Items from a dataset:

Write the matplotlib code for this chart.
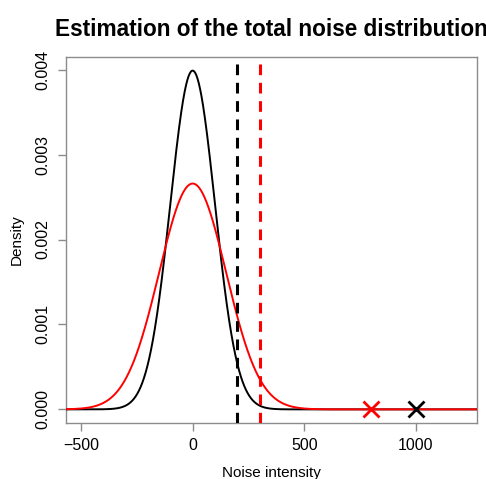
import matplotlib
matplotlib.use("Agg")
import matplotlib.pyplot as plt
import numpy as np

# density curves (normal shapes: mean, sd)
curve_colors = ["black", "red"]
curve_means = [0, 0]
curve_sds = [100, 150]

# dashed thresholds and the cross markers on the zero line
vline_x = [200, 300]
vline_colors = ["black", "red"]
cross_x = [800, 1000]
cross_y = [0, 0]
cross_colors = ["red", "black"]

xticks = [-500, 0, 500, 1000]
yticks = [0.000, 0.001, 0.002, 0.003, 0.004]

plt.rcParams["font.family"] = ["Liberation Sans", "DejaVu Sans"]

fig = plt.figure(figsize=(4.86, 4.79), dpi=100)
ax = fig.add_axes([0.136, 0.117, 0.845, 0.764])

xmin, xmax = -567, 1273
xs = np.linspace(xmin, xmax, 1500)
for m, s, c in zip(curve_means, curve_sds, curve_colors):
    ys = np.exp(-0.5 * ((xs - m) / s) ** 2) / (s * np.sqrt(2 * np.pi))
    ax.plot(xs, ys, color=c, lw=1.4, zorder=3)

for x, c in zip(vline_x, vline_colors):
    ax.axvline(x, color=c, lw=2.2, ls=(0, (3.5, 2.5)), zorder=4)

for x, y, c in zip(cross_x, cross_y, cross_colors):
    ax.plot(x, y, marker="x", ms=12, mew=2, color=c, ls="none", zorder=5)

ax.set_xlim(xmin, xmax)
ax.set_ylim(-0.00016, 0.00415)
ax.set_xticks(xticks)
ax.set_xticklabels([str(t).replace("-", "\u2212") for t in xticks])
ax.set_yticks(yticks)
ax.set_yticklabels(["%.3f" % t for t in yticks], rotation=90, va="center")

for sp in ax.spines.values():
    sp.set_color("#8c8c8c")
    sp.set_linewidth(1)
ax.tick_params(color="#8c8c8c", length=6, width=1, labelsize=11.5, pad=5)

ax.set_xlabel("Noise intensity", fontsize=11, labelpad=9)
ax.set_ylabel("Density", fontsize=11, labelpad=9)
ax.set_title("Estimation of the total noise distribution", fontsize=16.3,
             weight="bold", pad=15)

fig.savefig("out.png", dpi=100)
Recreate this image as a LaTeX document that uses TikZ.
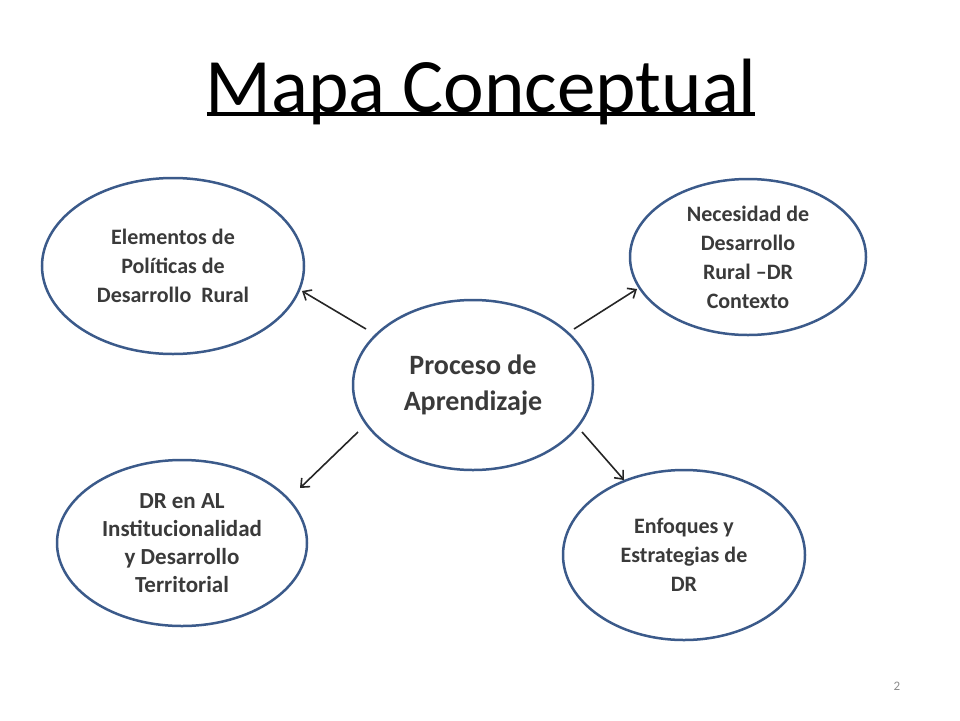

Aim of the task >> Write out an exact copy of the listing, first line through the line containing "curve_sds = [100, 150]", with the pictures left out.

Exercise output >>
Write the matplotlib code for this chart.
import matplotlib
matplotlib.use("Agg")
import matplotlib.pyplot as plt
import numpy as np

# density curves (normal shapes: mean, sd)
curve_colors = ["black", "red"]
curve_means = [0, 0]
curve_sds = [100, 150]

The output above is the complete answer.